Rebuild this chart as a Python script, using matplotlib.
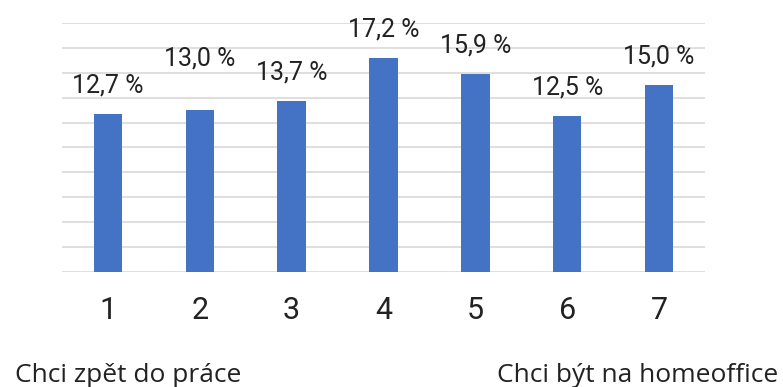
#- Bar chart of answers on a 1-7 scale (back to the office vs. home office)

import numpy as np
import matplotlib.pyplot as plt


#- Data:

categories = ["1", "2", "3", "4", "5", "6", "7"]
shares = [12.7, 13.0, 13.7, 17.2, 15.9, 12.5, 15.0]
value_labels = ["12,7 %", "13,0 %", "13,7 %", "17,2 %", "15,9 %", "12,5 %", "15,0 %"]
scale_left = "Chci zpět do práce"
scale_right = "Chci být na homeoffice"


#- Plot:

fig = plt.figure(figsize=(7.83, 3.87), dpi=100)
ax = fig.add_axes([0.0792, 0.2972, 0.8212, 0.6434])

idx = np.arange(len(categories))
bars = ax.bar(idx, shares, 0.31, color="#4472C4", zorder=3)

# label of the 2nd bar sits higher so it doesn't crowd its neighbours
lift = [15.5, 32, 15.5, 15.5, 15.5, 15.5, 15.5]
for rect, lab, dy in zip(bars, value_labels, lift):
    ax.annotate(lab, (rect.get_x() + rect.get_width() / 2, rect.get_height()),
                xytext=(0, dy), textcoords="offset points",
                ha="center", va="baseline", fontsize=18,
                family="Roboto", color="#222222")

ax.set_xlim(-0.5, len(categories) - 0.5)
ax.set_ylim(0, 20)
ax.set_yticks(np.arange(0, 21, 2))
ax.yaxis.grid(True, color="#D9D9D9", linewidth=1.2, zorder=0)
ax.tick_params(axis="y", left=False, labelleft=False)
ax.tick_params(axis="x", bottom=False, pad=14)
ax.set_xticks(idx)
ax.set_xticklabels(categories, fontsize=22, family="Roboto", color="#222222")
for side in ["top", "right", "left", "bottom"]:
    ax.spines[side].set_visible(False)

fig.text(15 / 783, 1 - 382 / 387, scale_left, ha="left", va="baseline",
         fontsize=19, family="Open Sans", color="#222222")
fig.text(778 / 783, 1 - 382 / 387, scale_right, ha="right", va="baseline",
         fontsize=19, family="Open Sans", color="#222222")

plt.savefig("out.png", dpi=100)
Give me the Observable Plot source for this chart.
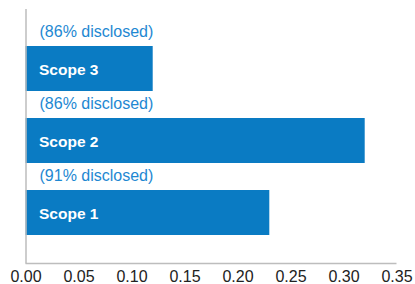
<!DOCTYPE html>
<html>
<head>
<meta charset="utf-8">
<script src="https://cdn.jsdelivr.net/npm/d3@7"></script>
<script src="https://cdn.jsdelivr.net/npm/@observablehq/plot@0.6"></script>
<style>
  html, body { margin: 0; padding: 0; background: #fff; }
  #chart svg { display: block; }
</style>
</head>
<body>
<div id="chart"></div>
<script>
const categories = ["Scope 3", "Scope 2", "Scope 1"];
const values = [0.12, 0.32, 0.23];
const disclosed = ["86%", "86%", "91%"];
const xTicks = [0, 0.05, 0.1, 0.15, 0.2, 0.25, 0.3, 0.35];

const data = categories.map((c, i) => ({
  category: c,
  value: values[i],
  note: `(${disclosed[i]} disclosed)`
}));

const barColor = "#0a7bc3";
const noteColor = "#1e88d2";
const axisColor = "#bdbdbd";
const font = "'Liberation Sans', Arial, Helvetica, sans-serif";

const bottomAxisLine = (index, scales, values, dimensions) => {
  const {height, marginBottom} = dimensions;
  const y = height - marginBottom;
  const line = d3.create("svg:line")
    .attr("x1", scales.x(0))
    .attr("x2", scales.x(0.35))
    .attr("y1", y)
    .attr("y2", y)
    .attr("stroke", axisColor)
    .attr("stroke-width", 1.5);
  return line.node();
};

const chart = Plot.plot({
  width: 415,
  height: 284,
  marginLeft: 25.5,
  marginRight: 18.5,
  marginTop: 9,
  marginBottom: 20.5,
  style: {fontFamily: font, background: "#fff"},
  x: {domain: [0, 0.35], ticks: xTicks, tickFormat: d3.format(".2f"), label: null},
  y: {domain: categories, range: [31.6, 249.1], paddingInner: 0.37, paddingOuter: 0.185, axis: null},
  marks: [
    Plot.barX(data, {x: "value", y: "category", fill: barColor}),
    Plot.ruleX([0], {stroke: axisColor, strokeWidth: 1.5}),
    bottomAxisLine,
    Plot.axisX({ticks: xTicks, tickFormat: d3.format(".2f"), tickSize: 0, tickPadding: 6.5, fontSize: 16, fill: "#222", label: null}),
    Plot.text(data, {x: 0, y: "category", text: "category", textAnchor: "start", lineAnchor: "bottom", dx: 13, dy: 5.5, fill: "white", fontWeight: "bold", fontSize: 15.5}),
    Plot.text(data, {x: 0, y: "category", text: "note", textAnchor: "start", lineAnchor: "bottom", dx: 13.5, dy: -32.5, fill: noteColor, fontSize: 16})
  ]
});

document.getElementById("chart").appendChild(chart);
</script>
</body>
</html>
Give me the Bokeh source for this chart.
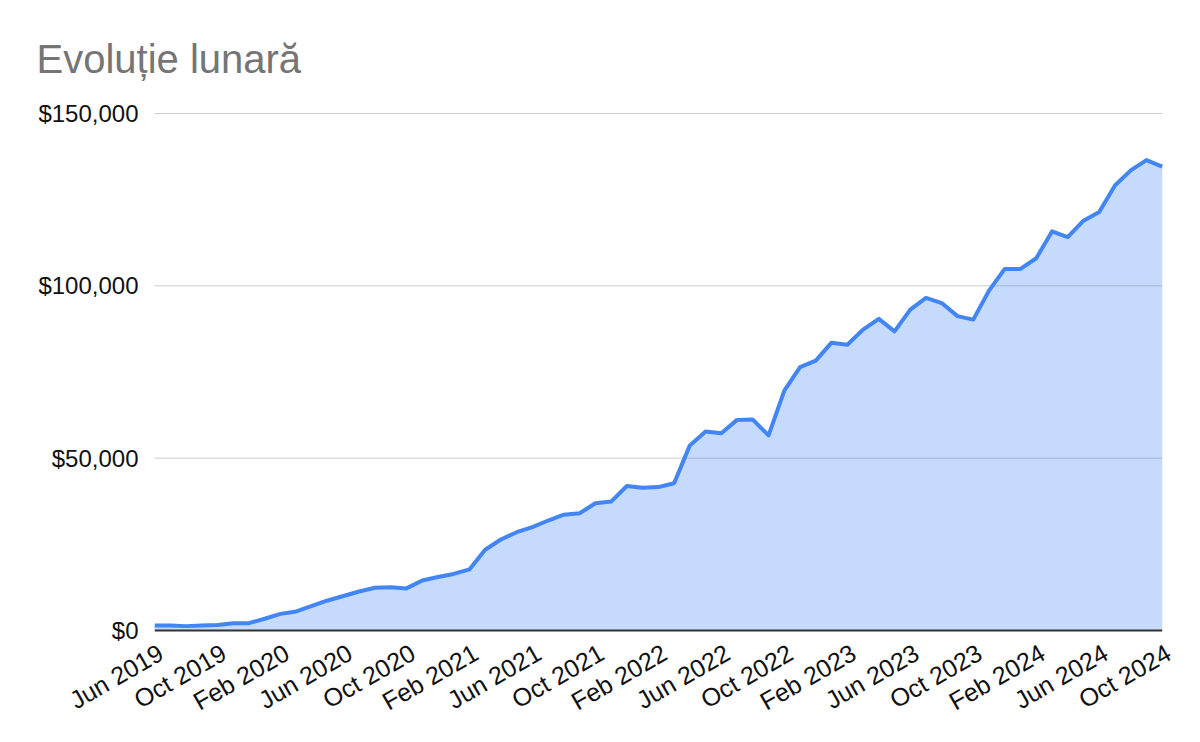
|---|
▸ **SHORT TASK**:
Select the lines that carry the string "chart" and copy them.

▸ **SOLVED PROBLEM**:
Rebuild this chart as a Python script, using matplotlib.
#- Bar chart of answers on a 1-7 scale (back to the office vs. home office)
Give me the Observable Plot source for this chart.
  #chart svg { display: block; }
<div id="chart"></div>
const chart = Plot.plot({
document.getElementById("chart").appendChild(chart);
Give me the Bokeh source for this chart.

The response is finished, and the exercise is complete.